(I wasn’t able to find this specific question, so sorry if it’s been asked before)
Earlier today, I was told I would get a call between 5:00 and 6:00. If we make the assumption that this call is, for certain, going to occur within the specified time frame, I was under the assumption that every minute that passed would result in an increase in probability of the call would happen. For example, I was thinking that for the first minute the chance I get the call are 1/60, while the second minute would be 1/59 (as there are now only 59 minutes in which it could happen) and so on until the last minute is 1/1 (if I had still not received the call).
However, I was thinking back to my Freshman statistics course where my professor was talking about how the chances of the event happening at any given moment are the same, regardless of what time it is. In this case, at any given minute, the chance of me getting a call would still be 1/60. Unfortunately, I don’t remember any of the terminology that goes with these concepts, so I can’t remember if that actually applies to this problem.
So, in short, does the probability of something presumably inevitable increase as time passes? Or is the chance the same at any given moment?
In: Mathematics
TLDR: You and your professor are both right. You’re playing different games.
Here’s a card game version of your problem: Take a standard 52-card deck and add 8 jokers (to get 60 cards). When the clock ticks to the next minute, you turn over 1 card. When you turn over the Ace of Spades, the call arrives.
Which of these three outcomes are possible?
– (a) You never draw the Ace of Spades.
– (b) You draw the Ace of Spades once.
– (c) You draw the Ace of Spades more than once.
“Which outcomes are possible?” is a trick question: I didn’t describe the rules clearly enough yet. I could actually be describing two different games:
– Your card game: After you draw a card, you discard it. You leave all the discards in a face-up pile, and don’t clean them up until the hour has passed. In total, you shuffle the deck once, at the beginning.

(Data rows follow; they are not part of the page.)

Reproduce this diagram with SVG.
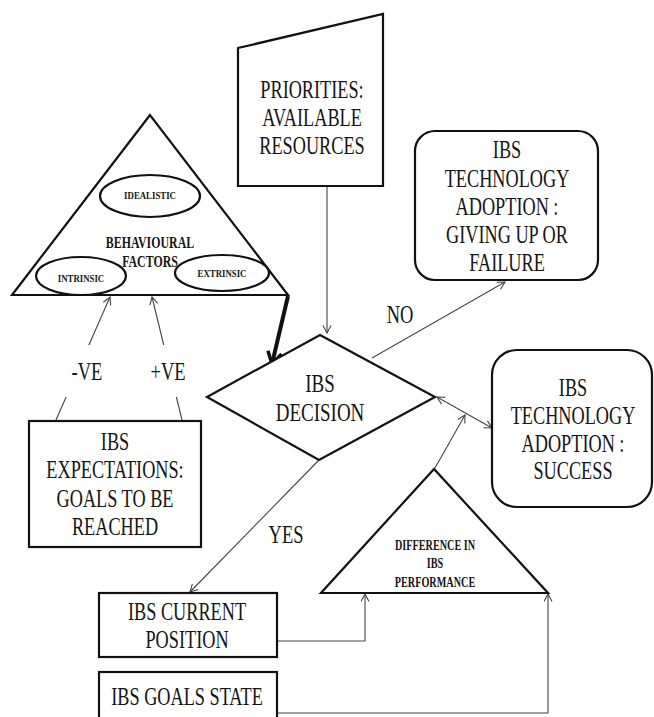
<svg xmlns="http://www.w3.org/2000/svg" width="654" height="717" viewBox="0 0 654 717" font-family="Liberation Serif, Times New Roman, serif">
<style>
  .shape{fill:#fff;stroke:#111;stroke-width:2.2}
  .conn{fill:none;stroke:#444;stroke-width:1.1}
  text{fill:#151515;text-anchor:middle}
  .t{font-size:25px}
  .tb{font-weight:bold}
</style>
<defs>
  <marker id="arr" markerUnits="userSpaceOnUse" markerWidth="12" markerHeight="12" refX="8" refY="4.5" orient="auto-start-reverse">
    <path d="M0.5,0.5 L8,4.5 L0.5,8.5" fill="none" stroke="#444" stroke-width="1.1"/>
  </marker>
  <marker id="arrthick" markerUnits="userSpaceOnUse" markerWidth="20" markerHeight="20" refX="13" refY="8" orient="auto">
    <path d="M1,1 L13,8 L1,15" fill="none" stroke="#111" stroke-width="3.5"/>
  </marker>
</defs>

<g id="connectors">
  <path class="conn" d="M327,186 L327,333" marker-end="url(#arr)"/>
  <path d="M288,296 L272,364" fill="none" stroke="#111" stroke-width="4" marker-end="url(#arrthick)"/>
  <path class="conn" d="M56,420 L110,297" marker-end="url(#arr)"/>
  <path class="conn" d="M182,420 L152,297" marker-end="url(#arr)"/>
  <path class="conn" d="M372,358 L505,282" marker-end="url(#arr)"/>
  <path class="conn" d="M437,397 L492,428" marker-start="url(#arr)" marker-end="url(#arr)"/>
  <path class="conn" d="M435,468 L465,415" marker-end="url(#arr)"/>
  <path class="conn" d="M319,460 L190,592" marker-end="url(#arr)"/>
  <path class="conn" d="M277,641 L365,641 L365,594" marker-end="url(#arr)"/>
  <path class="conn" d="M277,713 L548,713 L548,594" marker-end="url(#arr)"/>
  <g id="label-neg">
    <rect x="55" y="345" width="62" height="52" fill="#fff"/>
    <text class="t" transform="translate(87,0) scale(0.74,1)" x="0" y="380" font-size="24">-VE</text>
  </g>
  <g id="label-pos">
    <rect x="138" y="345" width="61" height="52" fill="#fff"/>
    <text class="t" transform="translate(168,0) scale(0.74,1)" x="0" y="380" font-size="24">+VE</text>
  </g>
  <text class="t" transform="translate(400,0) scale(0.74,1)" x="0" y="323" font-size="24">NO</text>
  <text class="t" transform="translate(286,0) scale(0.74,1)" x="0" y="543" font-size="24">YES</text>
</g>

<g id="behavioural-factors">
  <polygon class="shape" points="150,115 12,295 288,295" stroke-width="2.5"/>
  <ellipse class="shape" cx="150" cy="196" rx="50" ry="21"/>
  <ellipse class="shape" cx="81" cy="276" rx="45" ry="19"/>
  <ellipse class="shape" cx="222" cy="273" rx="47" ry="18"/>
  <text class="tb" transform="translate(150,0) scale(0.8,1)" x="0" y="199" font-size="11">IDEALISTIC</text>
  <text class="tb" transform="translate(81,0) scale(0.8,1)" x="0" y="282" font-size="11">INTRINSIC</text>
  <text class="tb" transform="translate(222,0) scale(0.8,1)" x="0" y="277" font-size="11">EXTRINSIC</text>
  <text class="tb" transform="translate(150,0) scale(0.7,1)" font-size="17"><tspan x="0" y="248">BEHAVIOURAL</tspan><tspan x="0" y="267">FACTORS</tspan></text>
</g>

<g id="priorities">
  <polygon class="shape" points="238,48 383,14 383,186 238,186"/>
  <text class="t" transform="translate(312,0) scale(0.73,1)"><tspan x="0" y="98">PRIORITIES:</tspan><tspan x="0" y="126">AVAILABLE</tspan><tspan x="0" y="154">RESOURCES</tspan></text>
</g>

<g id="failure">
  <rect class="shape" x="415" y="131" width="183" height="149" rx="20"/>
  <text class="t" transform="translate(507,0) scale(0.73,1)"><tspan x="0" y="158">IBS</tspan><tspan x="0" y="187">TECHNOLOGY</tspan><tspan x="0" y="215">ADOPTION :</tspan><tspan x="0" y="243">GIVING UP OR</tspan><tspan x="0" y="271">FAILURE</tspan></text>
</g>

<g id="decision">
  <polygon class="shape" points="320,335 435,397 319,460 207,397"/>
  <text class="t" transform="translate(320,0) scale(0.76,1)" font-size="24"><tspan x="0" y="392">IBS</tspan><tspan x="0" y="421">DECISION</tspan></text>
</g>

<g id="success">
  <rect class="shape" x="492" y="350" width="160" height="157" rx="25"/>
  <text class="t" transform="translate(573,0) scale(0.73,1)"><tspan x="0" y="396">IBS</tspan><tspan x="0" y="424">TECHNOLOGY</tspan><tspan x="0" y="452">ADOPTION :</tspan><tspan x="0" y="479">SUCCESS</tspan></text>
</g>

<g id="expectations">
  <rect class="shape" x="29" y="421" width="172" height="126"/>
  <text class="t" transform="translate(115,0) scale(0.73,1)"><tspan x="0" y="450">IBS</tspan><tspan x="0" y="478">EXPECTATIONS:</tspan><tspan x="0" y="507">GOALS TO BE</tspan><tspan x="0" y="535">REACHED</tspan></text>
</g>

<g id="difference">
  <polygon class="shape" points="434,469 321,593 548,593"/>
  <text class="tb" transform="translate(435,0) scale(0.68,1)" font-size="15"><tspan x="0" y="550">DIFFERENCE IN</tspan><tspan x="0" y="568">IBS</tspan><tspan x="0" y="587">PERFORMANCE</tspan></text>
</g>

<g id="current-position">
  <rect class="shape" x="99" y="593" width="178" height="64"/>
  <text class="t" transform="translate(187,0) scale(0.73,1)"><tspan x="0" y="620">IBS CURRENT</tspan><tspan x="0" y="648">POSITION</tspan></text>
</g>

<g id="goals-state">
  <rect class="shape" x="99" y="672" width="178" height="60"/>
  <text class="t" transform="translate(187,0) scale(0.73,1)" x="0" y="705">IBS GOALS STATE</text>
</g>
</svg>
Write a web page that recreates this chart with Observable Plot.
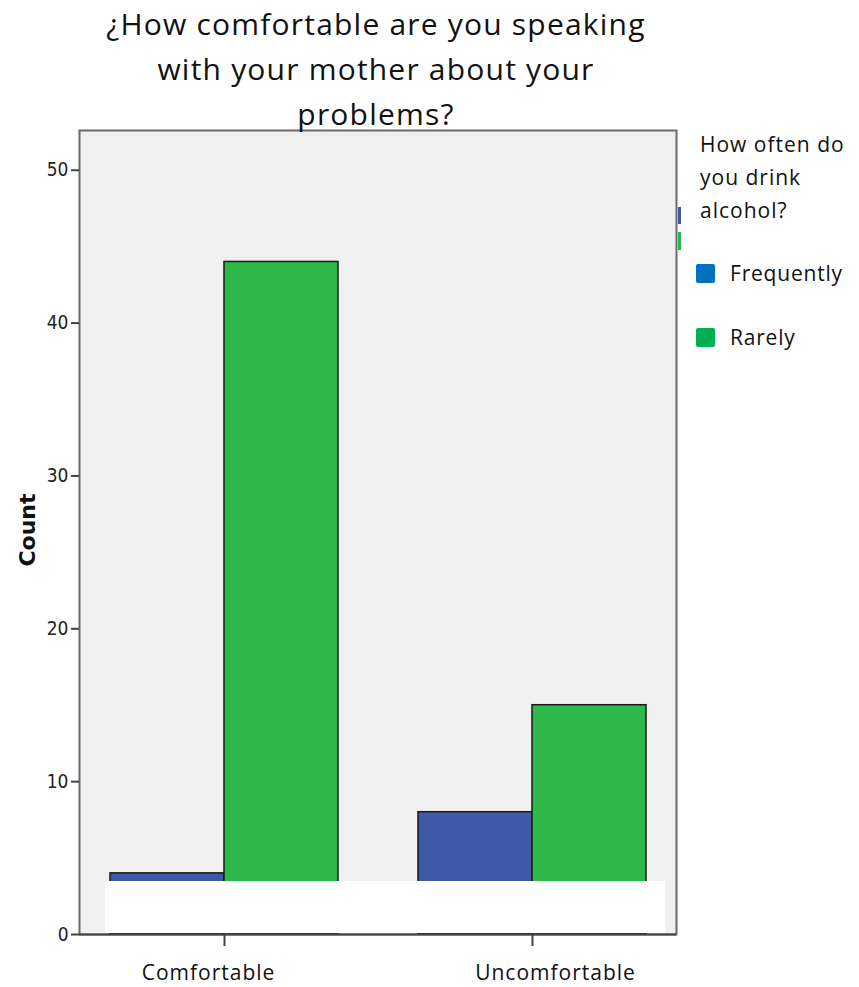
<!DOCTYPE html>
<html>
<head>
<meta charset="utf-8">
<script src="https://cdn.jsdelivr.net/npm/d3@7"></script>
<script src="https://cdn.jsdelivr.net/npm/@observablehq/plot@0.6"></script>
<style>
  html, body { margin: 0; padding: 0; background: #fff; }
  #wrap { position: relative; width: 859px; height: 987px; overflow: hidden; font-family: "Open Sans", sans-serif; }
  #chart { position: absolute; left: 0; top: 0; }
  .title { position: absolute; left: 26px; width: 700px; text-align: center; font-size: 30px; letter-spacing: 1.2px; line-height: 45px; top: 1px; color: #111; }
  .legtitle { position: absolute; left: 700px; top: 128px; font-size: 21px; letter-spacing: 1px; line-height: 33px; color: #111; white-space: nowrap; }
  .legitem { position: absolute; left: 696px; font-size: 21px; letter-spacing: 0.8px; color: #111; display: flex; align-items: center; }
  .sw { width: 19px; height: 19px; border-radius: 2px; margin-right: 15px; }
  .ylab { position: absolute; left: 27px; top: 530px; transform: translate(-50%, -50%) rotate(-90deg); font-family: "DejaVu Sans", sans-serif; font-weight: bold; font-size: 22px; color: #111; white-space: nowrap; }
  .cover { position: absolute; left: 105px; top: 881px; width: 560px; height: 52px; background: #fff; }
  .bit { position: absolute; left: 678px; width: 3px; }
  .xl text { letter-spacing: 1px; }
</style>
</head>
<body>
<div id="wrap">
  <div id="chart"></div>
  <div class="title">¿How comfortable are you speaking<br>with your mother about your<br>problems?</div>
  <div class="legtitle">How often do<br>you drink<br>alcohol?</div>
  <div id="legend"></div>
  <div class="ylab">Count</div>
  <div class="cover"></div>
</div>
<script>
const categories = ["Comfortable", "Uncomfortable"];
const seriesNames = ["Frequently", "Rarely"];
const frequentlyCounts = [4, 8];
const rarelyCounts = [44, 15];
const yTicks = [0, 10, 20, 30, 40, 50];
const barColors = ["#3f59a8", "#2eb84a"];
const legendColors = ["#0070c0", "#00b050"];

const rows = [];
categories.forEach((c, i) => {
  rows.push({category: c, series: seriesNames[0], count: frequentlyCounts[i]});
  rows.push({category: c, series: seriesNames[1], count: rarelyCounts[i]});
});

const W = 859, H = 987;
const mL = 79, mR = 183, mT = 130, mB = 53;
const plotW = W - mL - mR;
const pIn = 0.26, pOut = 0.099;
const step = plotW / (categories.length - pIn + 2 * pOut);
const half = step * (1 - pIn) / 2;

const xLabelStyle = {tickSize: 0, tickPadding: 31, fontSize: 21, fontFamily: "'Open Sans', sans-serif", color: "#111", className: "xl"};

const chart = Plot.plot({
  width: W, height: H,
  marginLeft: mL, marginRight: mR, marginTop: mT, marginBottom: mB,
  style: {background: "transparent", overflow: "visible"},
  x: {domain: categories, paddingInner: pIn, paddingOuter: pOut, label: null},
  y: {domain: [0, 52.6], label: null},
  color: {domain: seriesNames, range: barColors},
  marks: [
    Plot.frame({fill: "#f0f0f0", stroke: "#6a6a6a", strokeWidth: 2}),
    Plot.barY(rows.filter(d => d.series === seriesNames[0]), {x: "category", y: "count", fill: "series", stroke: "#1a1a1a", strokeWidth: 1.5, insetRight: half, insetLeft: 0}),
    Plot.barY(rows.filter(d => d.series === seriesNames[1]), {x: "category", y: "count", fill: "series", stroke: "#1a1a1a", strokeWidth: 1.5, insetLeft: half, insetRight: 0}),
    Plot.axisY({ticks: yTicks, tickSize: 8, tickPadding: 3, tickFormat: d => String(d), fontSize: 19, fontFamily: "'Liberation Sans Narrow', 'DejaVu Sans Condensed', sans-serif", stroke: "#444", strokeWidth: 2, color: "#222"}),
    Plot.axisX({tickSize: 12, tickFormat: () => "", stroke: "#444", strokeWidth: 2}),
    Plot.axisX({...xLabelStyle, ticks: [categories[0]], dx: -16}),
    Plot.axisX({...xLabelStyle, ticks: [categories[1]], dx: 23}),
    Plot.ruleY([0], {stroke: "#444", strokeWidth: 2}),
  ]
});
document.getElementById("chart").appendChild(chart);

const leg = document.getElementById("legend");
const legTops = [259, 323];
seriesNames.forEach((s, i) => {
  const d = document.createElement("div");
  d.className = "legitem";
  d.style.top = legTops[i] + "px";
  d.innerHTML = `<span class="sw" style="background:${legendColors[i]}"></span><span>${s}</span>`;
  leg.appendChild(d);
});
const bits = [[207, 17, barColors[0]], [232, 18, barColors[1]]];
bits.forEach(([t, h, c]) => {
  const b = document.createElement("div");
  b.className = "bit";
  b.style.top = t + "px"; b.style.height = h + "px"; b.style.background = c;
  leg.appendChild(b);
});
</script>
</body>
</html>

– Professor’s card game: After you draw a card, you shuffle it back into the face-down draw pile. You shuffle the deck 60 times, once for each draw.
In your card game, (a) (c) are impossible. You have to draw the Ace of Spades sometime. After the 60th draw, all the cards will be face-up, and the Ace of Spades must be among them. Once the Ace of Spades is face-up in the discard pile, it’s impossible for it to show up in future draws.
In the professor’s card game, you have a shuffled full deck every time. The Ace of Spades might or might not be the top card. (a) (b) (c) are all possible in the professor’s game.
Probability increases in your game, but not in the professor’s game.
More formally, your card game is “drawing without replacement,” and the professor’s card game is “drawing with replacement.”